For our target distribution, we'll use a modified T distribution that would ordinarily be hard to find the normalizing constant for. We'll say that the target distribution is $\frac{1 + (x - 10)^2}{3})^{-2}$

Once we draw a candidate value from the candidate distribution, there's a probability of accepting that value as the next value, which is $\frac{\text{Target Distribution Density at new value}}{\text{Target Distribution Density at previous value}}$. This tells us how likely it is to get to that next value, and we generate a random number between 0 and 1 to determine if we actually jump there or not. If our random probability is less than the acceptance probability, we take the draw. If not, we keep the old value. This is a critical feature of the Metropolis-Hastings algorithm.

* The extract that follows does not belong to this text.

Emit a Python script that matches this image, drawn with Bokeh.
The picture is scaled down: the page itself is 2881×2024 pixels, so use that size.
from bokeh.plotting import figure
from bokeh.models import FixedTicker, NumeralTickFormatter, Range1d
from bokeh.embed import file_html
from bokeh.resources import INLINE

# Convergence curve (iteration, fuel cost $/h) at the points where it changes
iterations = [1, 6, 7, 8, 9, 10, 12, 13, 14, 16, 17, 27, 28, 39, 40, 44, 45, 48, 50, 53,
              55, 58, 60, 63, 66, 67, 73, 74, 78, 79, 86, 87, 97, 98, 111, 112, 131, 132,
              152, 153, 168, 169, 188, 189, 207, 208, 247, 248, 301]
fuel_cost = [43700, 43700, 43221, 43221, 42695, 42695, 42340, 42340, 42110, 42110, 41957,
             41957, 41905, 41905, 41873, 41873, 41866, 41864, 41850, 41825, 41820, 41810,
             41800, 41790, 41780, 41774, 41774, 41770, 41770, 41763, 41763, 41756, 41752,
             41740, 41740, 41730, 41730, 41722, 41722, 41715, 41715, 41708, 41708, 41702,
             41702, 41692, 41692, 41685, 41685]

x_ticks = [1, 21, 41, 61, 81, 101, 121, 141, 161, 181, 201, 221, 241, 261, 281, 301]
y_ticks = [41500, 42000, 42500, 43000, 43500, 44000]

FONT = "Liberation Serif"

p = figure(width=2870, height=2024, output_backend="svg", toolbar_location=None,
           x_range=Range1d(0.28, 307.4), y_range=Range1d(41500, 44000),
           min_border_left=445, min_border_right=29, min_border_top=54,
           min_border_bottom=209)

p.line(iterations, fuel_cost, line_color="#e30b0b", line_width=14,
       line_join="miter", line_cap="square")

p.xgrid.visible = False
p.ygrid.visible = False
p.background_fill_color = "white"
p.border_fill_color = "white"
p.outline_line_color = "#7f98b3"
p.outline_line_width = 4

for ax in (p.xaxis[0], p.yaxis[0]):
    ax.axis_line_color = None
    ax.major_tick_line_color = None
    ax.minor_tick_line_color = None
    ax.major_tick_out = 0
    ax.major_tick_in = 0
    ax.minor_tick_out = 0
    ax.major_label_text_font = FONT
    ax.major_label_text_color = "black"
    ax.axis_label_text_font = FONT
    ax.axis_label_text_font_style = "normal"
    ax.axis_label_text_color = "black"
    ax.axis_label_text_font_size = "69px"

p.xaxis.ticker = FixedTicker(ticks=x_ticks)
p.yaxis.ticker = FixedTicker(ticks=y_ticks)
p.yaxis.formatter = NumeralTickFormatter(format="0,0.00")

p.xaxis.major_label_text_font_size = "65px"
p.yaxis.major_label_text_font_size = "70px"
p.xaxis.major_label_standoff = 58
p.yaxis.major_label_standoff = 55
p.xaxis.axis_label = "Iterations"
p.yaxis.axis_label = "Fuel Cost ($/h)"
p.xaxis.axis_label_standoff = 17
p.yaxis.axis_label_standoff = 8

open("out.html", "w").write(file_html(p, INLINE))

Intuitively, what's going on is that we're placing a little point somewhere, arbitrarily onto the space. From that point, we make little jumps in some directions, deciding if it's worthwhile to make the jump. After many, many jumps, with the probability of each jump dictated by the target distribution, the density of all the jumps/draws we did will be approximately the target distribution we were trying to find.

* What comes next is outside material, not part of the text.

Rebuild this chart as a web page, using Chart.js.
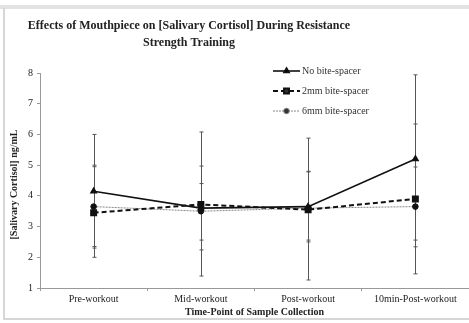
<!DOCTYPE html>
<html>
<head>
<meta charset="utf-8">
<script src="https://cdn.jsdelivr.net/npm/chart.js@4/dist/chart.umd.min.js"></script>
<style>
  html, body { margin: 0; padding: 0; background: #ffffff; }
  #wrap { width: 469px; height: 323px; position: relative; }
</style>
</head>
<body>
<div id="wrap"><canvas id="chart" width="469" height="323"></canvas></div>
<script>
const timePoints = ["Pre-workout", "Mid-workout", "Post-workout", "10min-Post-workout"];
const seriesNames = ["No bite-spacer", "2mm bite-spacer", "6mm bite-spacer"];

const noSpacer = [4.15, 3.6, 3.65, 5.2];
const noSpacerUpper = [6.0, 4.97, 4.78, 7.94];
const noSpacerLower = [2.35, 2.24, 2.56, 2.56];

const spacer2mm = [3.45, 3.72, 3.55, 3.9];
const spacer2mmUpper = [4.95, 6.08, 5.88, 6.34];
const spacer2mmLower = [2.0, 1.39, 1.26, 1.46];

const spacer6mm = [3.65, 3.5, 3.6, 3.65];
const spacer6mmUpper = [5.0, 4.4, 4.8, 4.94];
const spacer6mmLower = [2.3, 2.56, 2.5, 2.34];

const yTicks = [1, 2, 3, 4, 5, 6, 7, 8];

const chartTitle = ["Effects of Mouthpiece on [Salivary Cortisol] During Resistance", "Strength Training"];
const xTitle = "Time-Point of Sample Collection";
const yTitle = "[Salivary Cortisol] ng/mL";

const serif = "'Liberation Serif', 'Times New Roman', serif";
const ink = "#222222";

const frame = {
    id: "frame",
    beforeDraw: (chart) => {
        const { ctx, width, height } = chart;
        ctx.save();
        ctx.fillStyle = "#ffffff";
        ctx.fillRect(0, 0, width, height);
        ctx.fillStyle = "#e2e2e2";
        ctx.fillRect(0, 5, width, 4);
        ctx.fillStyle = "#d6d6d6";
        ctx.fillRect(3, 8, 2, 312);
        ctx.fillRect(3, 318, width - 3, 2);
        ctx.restore();
    },
};

const errorBars = {
    id: "errorBars",
    beforeDatasetsDraw: (chart) => {
        const { ctx } = chart;
        const x = chart.scales.x;
        const y = chart.scales.y;
        ctx.save();
        ctx.strokeStyle = "#555555";
        ctx.lineWidth = 1;
        chart.data.datasets.forEach((ds) => {
            ds.upper.forEach((hi, i) => {
                const px = Math.round(x.getPixelForValue(i)) + 0.5;
                const top = y.getPixelForValue(hi);
                const bot = y.getPixelForValue(ds.lower[i]);
                ctx.beginPath();
                ctx.moveTo(px, top);
                ctx.lineTo(px, bot);
                ctx.moveTo(px - 2, top);
                ctx.lineTo(px + 2, top);
                ctx.moveTo(px - 2, bot);
                ctx.lineTo(px + 2, bot);
                ctx.stroke();
            });
        });
        ctx.restore();
    },
};

const texts = {
    id: "texts",
    afterDraw: (chart) => {
        const { ctx, chartArea } = chart;
        ctx.save();
        ctx.fillStyle = ink;
        ctx.textAlign = "center";
        ctx.textBaseline = "middle";
        ctx.font = "bold 12px " + serif;
        ctx.fillText(chartTitle[0], 189, 26);
        ctx.fillText(chartTitle[1], 189, 43);

        ctx.font = "bold 10px " + serif;
        ctx.fillText(xTitle, (chartArea.left + chartArea.right) / 2, 312);

        ctx.translate(14, (chartArea.top + chartArea.bottom) / 2 + 4);
        ctx.rotate(-Math.PI / 2);
        ctx.fillText(yTitle, 0, 0);
        ctx.restore();

        // legend
        ctx.save();
        ctx.font = "10px " + serif;
        ctx.textAlign = "left";
        ctx.textBaseline = "middle";
        chart.data.datasets.forEach((ds, i) => {
            const ly = 71 + i * 20;
            ctx.strokeStyle = ds.borderColor;
            ctx.lineWidth = ds.borderWidth;
            ctx.setLineDash(ds.borderDash || []);
            ctx.beginPath();
            ctx.moveTo(273, ly);
            ctx.lineTo(300, ly);
            ctx.stroke();
            ctx.setLineDash([]);
            Chart.helpers.drawPoint(ctx, {
                pointStyle: ds.pointStyle,
                radius: ds.pointRadius,
                borderWidth: 1,
            }, 286.5, ly);
            ctx.fillStyle = "#333333";
            ctx.fillText(ds.label, 302, ly);
        });
        ctx.restore();
    },
};

const chartConfig = {
    type: "line",
    data: {
        labels: timePoints,
        datasets: [
            {
                label: seriesNames[0],
                data: noSpacer,
                upper: noSpacerUpper,
                lower: noSpacerLower,
                borderColor: "#111111",
                backgroundColor: "#111111",
                borderWidth: 1.6,
                pointStyle: "triangle",
                pointRadius: 3,
                pointBorderColor: "#111111",
                pointBackgroundColor: "#111111",
                tension: 0,
            },
            {
                label: seriesNames[1],
                data: spacer2mm,
                upper: spacer2mmUpper,
                lower: spacer2mmLower,
                borderColor: "#111111",
                backgroundColor: "#111111",
                borderWidth: 2,
                borderDash: [5, 3],
                pointStyle: "rect",
                pointRadius: 3.5,
                pointBorderColor: "#111111",
                pointBackgroundColor: "#111111",
                tension: 0,
            },
            {
                label: seriesNames[2],
                data: spacer6mm,
                upper: spacer6mmUpper,
                lower: spacer6mmLower,
                borderColor: "#888888",
                backgroundColor: "#111111",
                borderWidth: 1,
                borderDash: [2, 1],
                pointStyle: "circle",
                pointRadius: 2.8,
                pointBorderColor: "#111111",
                pointBackgroundColor: "#111111",
                tension: 0,
            },
        ],
    },
    options: {
        responsive: false,
        maintainAspectRatio: false,
        animation: false,
        layout: { autoPadding: false, padding: { top: 73, right: 0, left: 0, bottom: 0 } },
        plugins: {
            legend: { display: false },
            tooltip: { enabled: false },
            title: { display: false },
        },
        scales: {
            x: {
                offset: true,
                afterFit: (scale) => {
                    scale.height = 35;
                    scale.paddingLeft = 0;
                    scale.paddingRight = 0;
                },
                grid: {
                    display: true,
                    offset: true,
                    drawOnChartArea: false,
                    drawTicks: true,
                    tickLength: 3,
                    color: "#999999",
                },
                border: { display: true, color: "#999999", width: 1 },
                ticks: {
                    color: ink,
                    padding: 2,
                    maxRotation: 0,
                    autoSkip: false,
                    font: { family: serif, size: 10 },
                },
            },
            y: {
                min: 1,
                max: 8,
                afterFit: (scale) => {
                    scale.width = 40;
                    scale.paddingTop = 0;
                    scale.paddingBottom = 0;
                },
                afterBuildTicks: (scale) => { scale.ticks = yTicks.map((v) => ({ value: v })); },
                grid: {
                    display: true,
                    drawOnChartArea: false,
                    drawTicks: true,
                    tickLength: 3,
                    color: "#999999",
                },
                border: { display: true, color: "#999999", width: 1 },
                ticks: {
                    color: ink,
                    padding: 4,
                    font: { family: serif, size: 10 },
                },
            },
        },
    },
    plugins: [frame, errorBars, texts],
};

new Chart(document.getElementById("chart").getContext("2d"), chartConfig);
</script>
</body>
</html>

"But wait", you say, "how could we possibly be sampling from the distribution if the first point is arbitrary?" One popular thing to do is to "burn out" the first 100 draws or so, since we know they could be arbitrary. After taking a million draws, the first 100 are inconsequential.

Here's some R code for you to solidify the concept.

ALPHA = 3
mh = function (n, target, STARTING_VALUE = 3, burnIn = 10, candidate = function (x) { runif(1, x - ALPHA, x + ALPHA) }) {
  xs = rep(STARTING_VALUE, n)
  for (i in 2:n) {
    y = candidate(xs[i - 1])
    acceptance = target(y) / target(xs[i - 1])
    xs[i] = if (runif(1) < acceptance) y else xs[i - 1]
  }
  xs[burnIn:length(xs)]
}

# Example call to draw from our target distribution
draws = mh(n = 100000, target = function (x) { return(((1 + (x - 10)^2)/3)^(-2)) }, burnIn = 100)

Notice that the acceptance percentage depends on the spread of the candidate distribution. For this particular example, I picked a candidate distribution that can select any x value 3 away from the current value. This yields an acceptance percentage of about 37%. There's no right answer for the acceptance percentage, but generally I would say that less than 20% is too inefficient and greater than 50% is too relaxed. Too strict or loose of an acceptance policy could mean, for example, that the most concentrated part of the target distribution will be blown out of proportion by our MCMC algorithm.

Results (with trace plot)

Empirical mean and standard deviation were 9.991816, and 0.8878 respectively. Quantiles:

  2.5%    25%    50%    75%  97.5% 
 8.247  9.527  9.983 10.424 11.721

Notice that the dotted red and black lines are essentially coincidental. This is good news. The trace plot shows that the draws were pretty consistent and the MCMC algorithm was doing its job. A sectioned trace plot, were there are groups of draws in far away places, would be bad. Also note that 100 entries were burned off the chain. Another way to reduce the length of the chain is the "thin it out" by removing every nth draw. I didn't do that here.

Diagnostics & Reports

When using the MH algorithm, it's important to make sure you and others know:

Target distribution
Candidate distribution
Starting value
# burned off
Thinning rate (3 means every third entry was removed)
Empirical mean and standard deviation
Trace plot

There are other good convergence and diagnostic statistics, but I think this is a good start.

Questions & Answers

1. What if I have a starting value outside my target distribution?

Hand-tune your algorithm so that the startig value is not outside your target distribution. It turns out that most questions I had when I started learning how to do this had to do with specific values and random events. However, it turns out that it's common practice to hand-tune your Metropolis-Hastings algorithm. There are adaptive MH algorithms, but often they're cost more than they're worth.

2. Why not rejection sampling?

Metropolis Hastings is faster, especially for oddly shaped distributions. If the distribution you'd like to sample from is uniform or fits under a known distribution nicely, then sure, use rejection/importance sampling.